In his book Black Box Thinking, Matthew Syed describes a program called Scared Straight where seventeen kids, each having been arrested for serious crimes, were sent to a maximum security prison for three hours. They witnessed and interacted with hardened criminals, many of whom were in jail for life. The idea was to introduce the kids to what life was like in prison. The experience, in theory, would shock them into good behavior.
The system initially seemed to work. Of the seventeen kids, sixteen stayed clean for the subsequent three months. That’s a short period of time, but it was encouraging, especially since each of the kids going into the program was a juvenile delinquent convicted of at least one previous crime. The program was continued. Eventually 8,000 kids went through the program.
The communities sending kids to the program reported an 80 to 90 percent success rate. According to a 1978 documentary, the program was “unequalled by traditional rehabilitation methods”. The documentary, in fact, won an Academy Award. It was shown in 200 major cities around the world.
In reality, according to Syed and rigorous subsequent statistical analysis, the program actually increased the likelihood of the kids committing future crimes. The program not only didn’t work, but actually did the opposite of its intended purpose. Communities were sending their kids to three hours of counsel by hardened criminals.
The flaw, it turned out, was the study only considered the results of people in the program that responded to a survey. Clearly the straight people for whom the program worked were more likely to return the questionnaire than the people for whom the program didn’t work, who were most likely either in jail or dead. The survey resulted in an incredibly biased sample. Oops.
In Deceptive Definitive Studies we described how people with an agenda can rig studies to show whatever conclusion they want and they can do so in very convincing fashion. The lesson here is more subtle. There was no intent to deceive anyone. The flaw in the analysis went undetected because no one bothered to look at the study in a critical fashion.
It was a feel-good story. Everyone loved the conclusion. There were no natural critics present to raise questions about the underlying methodology of the study behind the story. Some of the worst disasters in history have resulted when there were no bona fide critics in the room to poke holes in the methodology behind the narrative.

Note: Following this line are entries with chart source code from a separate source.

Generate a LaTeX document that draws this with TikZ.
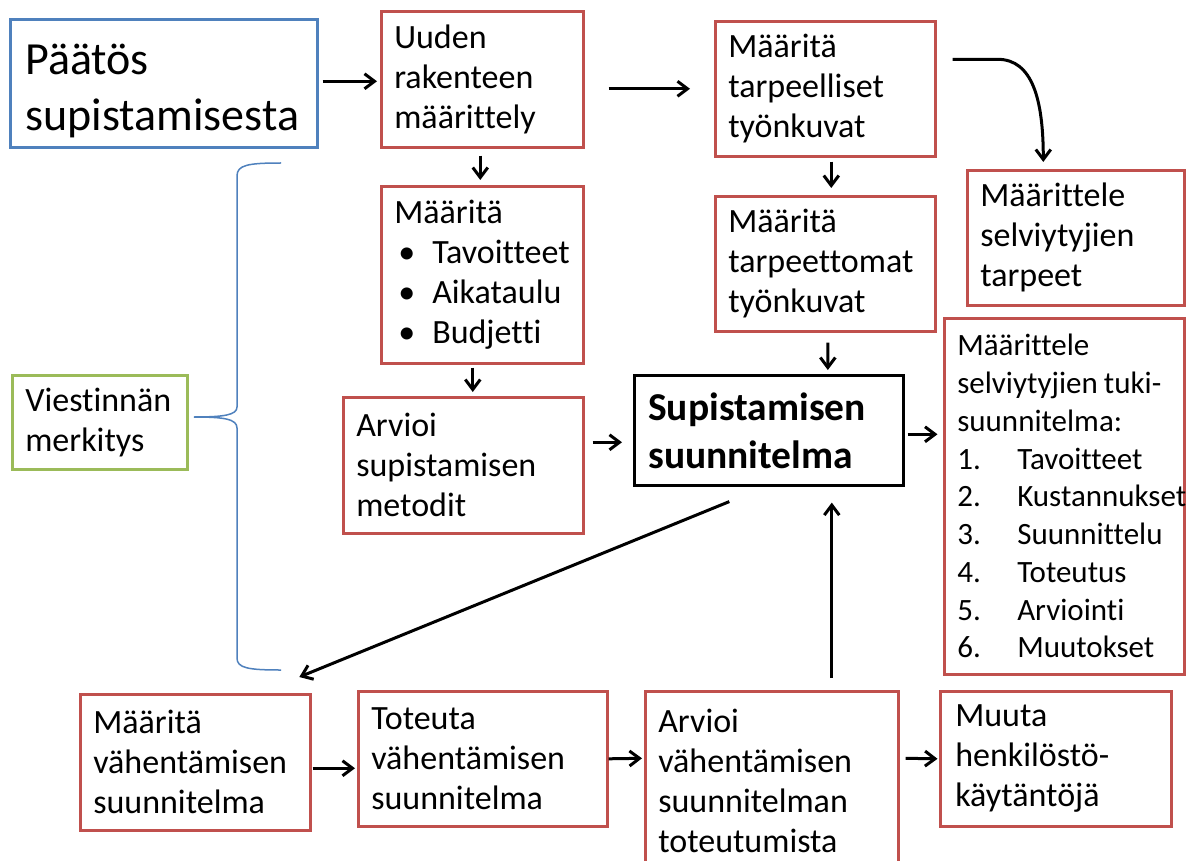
\documentclass[tikz,border=0pt]{standalone}
\usepackage{fontspec}
\setmainfont{Carlito}[Ligatures=NoCommon]
\usetikzlibrary{calc,arrows.meta}
\definecolor{offred}{HTML}{C0504D}
\definecolor{offblue}{HTML}{4F81BD}
\definecolor{offgreen}{HTML}{9BBB59}
\tikzset{
  box/.style={draw, line width=2.6pt, rectangle, anchor=north west, inner xsep=13pt, inner ysep=0pt, align=left,
    font=\fontsize{34}{40}\selectfont},
  redbox/.style={box, draw=offred},
  bluebox/.style={box, draw=offblue},
  greenbox/.style={box, draw=offgreen},
  blackbox/.style={box, draw=black},
  bx/.style 2 args={minimum width=#1pt, text width=#1pt-26pt, minimum height=#2pt},
  arr/.style={line width=3pt, -{Straight Barb[length=10pt,width=15pt]}},
  brace/.style={draw=offblue, line width=1.5pt}
}
\begin{document}
\begin{tikzpicture}[x=1pt,y=-1pt]
\useasboundingbox (0,0) rectangle (1186,861);
\clip (0,0) rectangle (1186,861);
\fill[white] (0,0) rectangle (1186,861);

\node[bluebox, bx={307}{128}, inner xsep=15pt, text width=277pt, font=\fontsize{46}{56}\selectfont] (pd) at (9,18) {\rule{0pt}{45pt}Päätös\\supistamisesta};
\node[redbox, bx={202}{136}] (uu) at (380,10) {Uuden\\rakenteen\\määrittely};
\node[redbox, bx={202}{177}] (mb) at (380,185) {Määritä\\\hspace*{4pt}\makebox[34pt][l]{•}Tavoitteet\\\hspace*{4pt}\makebox[34pt][l]{•}Aikataulu\\\hspace*{4pt}\makebox[34pt][l]{•}Budjetti};
\node[redbox, bx={240}{136}] (am) at (342,396) {Arvioi\\supistamisen\\metodit};
\node[greenbox, bx={175}{94}] (vm) at (11,374) {Viestinnän\\merkitys};
\node[redbox, bx={220}{135}] (tl) at (714,20) {Määritä\\tarpeelliset\\työnkuvat};
\node[redbox, bx={220}{135}] (tt) at (714,195) {Määritä\\tarpeettomat\\työnkuvat};
\node[redbox, bx={217}{135}] (st) at (966,169) {Määrittele\\selviytyjien\\tarpeet};
\node[redbox, bx={240}{356}, font=\fontsize{31}{37.75}\selectfont] (sk) at (943,317) {Määrittele\\selviytyjien\hspace{6pt}tuki-\\suunnitelma:\\\makebox[60pt][l]{1.}Tavoitteet\\\makebox[60pt][l]{2.}Kustannukset\\\makebox[60pt][l]{3.}Suunnittelu\\\makebox[60pt][l]{4.}Toteutus\\\makebox[60pt][l]{5.}Arviointi\\\makebox[60pt][l]{6.}Muutokset};
\node[blackbox, bx={269}{110}, inner xsep=14pt, text width=241pt, font=\fontsize{39.5}{48}\selectfont\bfseries] (ss) at (633,374) {Supistamisen\\suunnitelma};
\node[redbox, bx={230}{136}] (mv) at (79,693) {Määritä\\vähentämisen\\suunnitelma};
\node[redbox, bx={249}{135}] (tv) at (357,690) {Toteuta\\vähentämisen\\suunnitelma};
\node[redbox, bx={253}{180}] (av) at (644,690) {Arvioi\\vähentämisen\\suunnitelman\\toteutumista};
\node[redbox, bx={231}{135}, inner xsep=15pt, text width=201pt] (mh) at (939,690) {Muuta\\henkilöstö-\\käytäntöjä};

% brace
\draw[brace] (281,163) .. controls (248,163) and (237,165) .. (237,176)
  -- (237,407) .. controls (237,415) and (224,417) .. (194,417)
  .. controls (224,417) and (237,419) .. (237,428)
  -- (237,658) .. controls (237,668) and (248,670) .. (281,670);

% connectors
\draw[arr] ($(pd.east)+(4,-2)$) -- ($(uu.west |- pd.east)+(-3,-2)$);
\draw[arr] ($(uu.east |- tl.west)+(24,0)$) -- ($(tl.west)+(-24,0)$);
\draw[arr] ($(uu.south)+(-2,7)$) -- ($(mb.north)+(-2,-5)$);
\draw[arr] ($(mb.south)+(-9.5,3)$) -- ($(am.north)+(9.5,-4)$);
\draw[arr] ($(tl.south)+(6,4)$) -- ($(tt.north)+(6,-7)$);
\draw[arr] ($(tt.south)+(2.6,10)$) -- ($(ss.north)+(59,-4)$);
\draw[arr] ($(am.east)+(8,-23)$) -- ($(ss.west)+(-11,12)$);
\draw[arr] ($(ss.east)+(3,4)$) -- ($(sk.west |- ss.east)+(-5.5,4)$);
\coordinate (c1) at ($(tl.east)+(16,-29.5)$);
\coordinate (c2) at ($(st.north)+(-32.5,-7)$);
\draw[arr] (c1) -- ++(45,0) .. controls +(35,0) and +(0,-62) .. (c2);
\draw[arr] ($(ss.south)+(-39.5,15)$) -- ($(mv.north)+(104,-16)$);
\draw[arr] ($(av.north)+(60,-12)$) -- ($(ss.south)+(63,16)$);
\draw[arr] ($(mv.east)+(1,6)$) -- ($(tv.west)+(-2,9.5)$);
\draw[arr] ($(tv.east)+(0,0)$) -- ($(av.west)+(-2,-23)$);
\draw[arr] ($(av.east)+(6,-23)$) -- ($(mh.west)+(-1.5,0)$);
\end{tikzpicture}
\end{document}
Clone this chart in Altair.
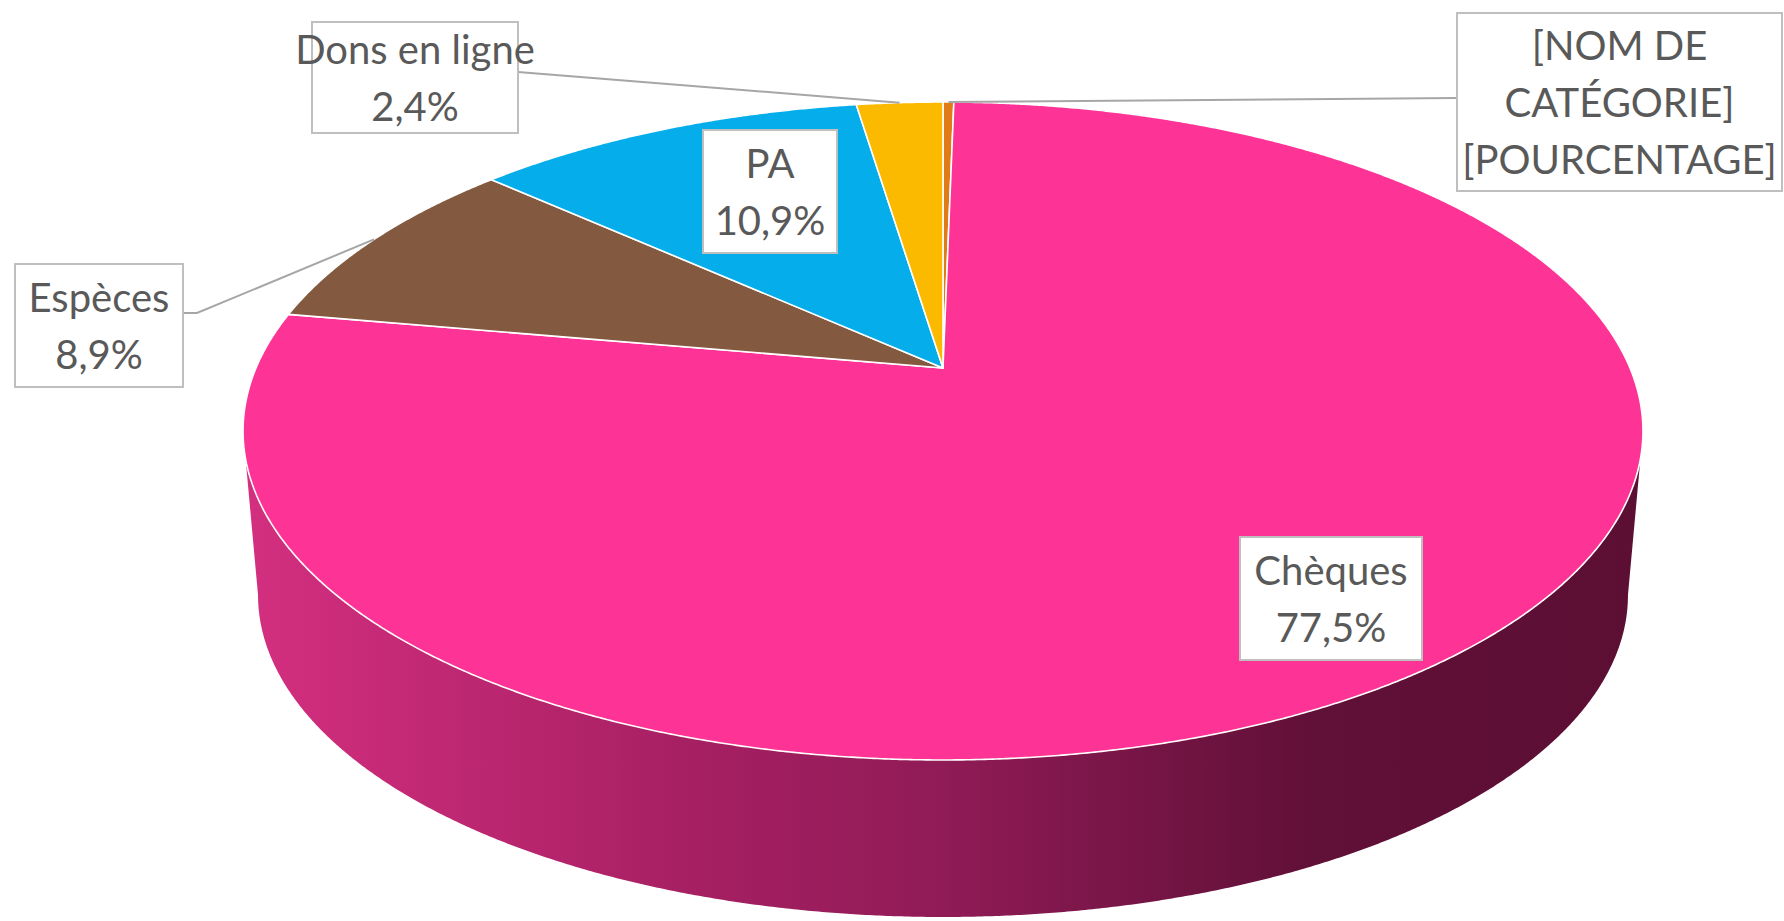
import math
import altair as alt
import pandas as pd

# ---------------- data ----------------
categories = ["[NOM DE CATÉGORIE]", "Chèques", "Espèces", "PA", "Dons en ligne"]
values = [0.3, 77.5, 8.9, 10.9, 2.4]
colors = ["#E07B18", "#FD3396", "#835A3F", "#05AEEA", "#FBBA00"]
label_lines = [
    ["[NOM DE", "CATÉGORIE]", "[POURCENTAGE]"],
    ["Chèques", "77,5%"],
    ["Espèces", "8,9%"],
    ["PA", "10,9%"],
    ["Dons en ligne", "2,4%"],
]

# ---------------- layout (pixels, not data) ----------------
W, H = 1784, 921
CX = 943.0            # apex x
CY_TOP = 368.0        # apex y of top face
CY_BOT = 533.4        # apex y of bottom face
F, G, P = 687.0, 316.9, 0.1915   # perspective projection parameters
S_BOT = 0.9786        # bottom face scale (further from camera)
STEP = 0.25           # degrees per arc point

box_x0 = [1457, 1240, 15, 703, 312]
box_x1 = [1782, 1422, 183, 837, 518]
box_y0 = [13, 537, 264, 130, 22]
box_y1 = [191, 660, 387, 253, 133]
leader_from = [[(1457, 98)], [], [(183, 313), (197, 313)], [], [(518, 72)]]
LINE_H = 57
BASE_OFF = 15


def proj(phi_deg, bottom=False):
    r = math.radians(phi_deg)
    u, v = math.sin(r), math.cos(r)
    d = 1 + P * v
    s = S_BOT if bottom else 1.0
    y0 = CY_BOT if bottom else CY_TOP
    return CX + s * F * u / d, y0 - s * G * v / d


# slices of the top face
slice_rows = []
leader_rows = []
start = 0.0
for ci, (cat, val) in enumerate(zip(categories, values)):
    a0 = start / 100 * 360
    a1 = (start + val) / 100 * 360
    start += val
    idx = 0
    slice_rows.append({"cat": cat, "i": idx, "x": CX, "y": CY_TOP})
    n = max(2, int((a1 - a0) / STEP) + 1)
    for k in range(n + 1):
        idx += 1
        x, y = proj(a0 + (a1 - a0) * k / n)
        slice_rows.append({"cat": cat, "i": idx, "x": x, "y": y})
    if leader_from[ci]:
        mx, my = proj((a0 + a1) / 2)
        pts = leader_from[ci] + [(mx, my)]
        for j, (lx, ly) in enumerate(pts):
            leader_rows.append({"cat": cat, "i": j, "x": lx, "y": ly})
slices = pd.DataFrame(slice_rows)
leaders = pd.DataFrame(leader_rows)

# side wall (visible front part of the cylinder)
phi_l = math.degrees(math.acos(-P))
phi_r = 360 - phi_l
wall_rows = []
n = int((phi_r - phi_l) / STEP)
idx = 0
for k in range(n + 1):
    x, y = proj(phi_l + (phi_r - phi_l) * k / n)
    wall_rows.append({"i": idx, "x": x, "y": y}); idx += 1
for k in range(n + 1):
    x, y = proj(phi_r - (phi_r - phi_l) * k / n, bottom=True)
    wall_rows.append({"i": idx, "x": x, "y": y}); idx += 1
wall = pd.DataFrame(wall_rows)

boxes = pd.DataFrame({"cat": categories, "x0": box_x0, "x1": box_x1,
                      "y0": box_y0, "y1": box_y1})
text_rows = []
for cat, lines, x0, x1, y0, y1 in zip(categories, label_lines, box_x0, box_x1, box_y0, box_y1):
    cx = (x0 + x1) / 2
    cy = (y0 + y1) / 2
    nl = len(lines)
    for j, t in enumerate(lines):
        text_rows.append({"t": t, "x": cx, "y": cy + BASE_OFF + (j - (nl - 1) / 2) * LINE_H})
texts = pd.DataFrame(text_rows)

xs = alt.Scale(domain=[0, W], nice=False, zero=False)
ys = alt.Scale(domain=[0, H], nice=False, zero=False, reverse=True)
X = lambda f="x": alt.X(f"{f}:Q", scale=xs, axis=None)
Y = lambda f="y": alt.Y(f"{f}:Q", scale=ys, axis=None)

wall_grad = {
    "gradient": "linear", "x1": 0, "x2": 1, "y1": 0, "y2": 0,
    "stops": [
        {"offset": 0.0, "color": "#D42F80"},
        {"offset": 0.33, "color": "#A51F62"},
        {"offset": 0.5, "color": "#901B56"},
        {"offset": 0.76, "color": "#611038"},
        {"offset": 1.0, "color": "#5C0E33"},
    ],
}

wall_layer = alt.Chart(wall).mark_line(
    fill=wall_grad, strokeOpacity=0, interpolate="linear-closed"
).encode(x=X(), y=Y(), order="i:Q")

slice_layer = alt.Chart(slices).mark_line(
    stroke="white", strokeWidth=1.6, interpolate="linear-closed", strokeJoin="round"
).encode(
    x=X(), y=Y(), order="i:Q",
    fill=alt.Fill("cat:N", scale=alt.Scale(domain=categories, range=colors), legend=None),
    detail="cat:N",
)

leader_layer = alt.Chart(leaders).mark_line(
    stroke="#A6A6A6", strokeWidth=2
).encode(x=X(), y=Y(), order="i:Q", detail="cat:N")

box_layer = alt.Chart(boxes).mark_rect(
    fill="white", stroke="#BFBFBF", strokeWidth=2
).encode(x=X("x0"), x2="x1:Q", y=Y("y0"), y2="y1:Q")

text_layer = alt.Chart(texts).mark_text(
    font="Lato", fontSize=40, color="#595959", align="center", baseline="alphabetic"
).encode(x=X(), y=Y(), text="t:N")

chart = alt.layer(wall_layer, slice_layer, leader_layer, box_layer, text_layer).properties(
    width=W, height=H, padding=0, autosize=alt.AutoSizeParams(type="none"),
    background="white",
).configure_view(stroke=None)

chart.save("out.html", embed_options={"renderer": "svg", "actions": False})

In September of 1938, Neville Chamberlain, then Prime Minister of the United Kingdom, traveled to Munich along with Edouard Daladier (Prime Minister of France) and Benito Mussolini (Prime Minister of Italy) to sign an agreement with Adolf Hitler that handed Germany control of a strategic piece of Czechoslovakia. Czechoslovakia, interestingly, wasn’t a party to the agreement. The only thing England, France, and Italy got in return for ceding control of a piece of land that didn’t even belong to them was Hitler’s promise that it would be his last territorial claim in Europe.
In March of 2003, George W. Bush announced the beginning of Operation Iraqi Freedom: “the people of the United States and our friends and allies will not live at the mercy of an outlaw regime that threatens the peace with weapons of mass destruction”. It was the beginning of a quick war with Iraq and a very long occupation of the country. No weapons of mass destruction were ever found.
In April of 1961, 1,400 Cuban exiles landed on Cuba’s southern coast in an attempt to overthrow Fidel Castro. The exiles were backed by the U.S. CIA which thought ludicrously that the 1,400 exiles could defeat Castro’s 20,000 troops. The exiles were destroyed where they landed: a small swampy cove called the Bay of Pigs.
Each of these foreign policy blunders was made by smart, competent people with good intentions, but the decisions were made by a group of people that desperately wanted a certain conclusion. Chamberlain and his co-signers desperately wanted to stay out of war. Bush and his allies needed an excuse for war. Kennedy and his cabinet wanted Fidel Castro gone. All agreed on the desired outcomes. No one checked the method for faults. The result in each case was catastrophic, the desired outcome simply wishful thinking.
Analysis conducted with a universally-accepted outcome in mind breeds apathy with respect to methodology. That leads occasionally to tragic results. As asset managers, we see studies and narratives every day that were prepared with the outcome in mind. Some are intentionally deceptive. Most are mere wishful thinking.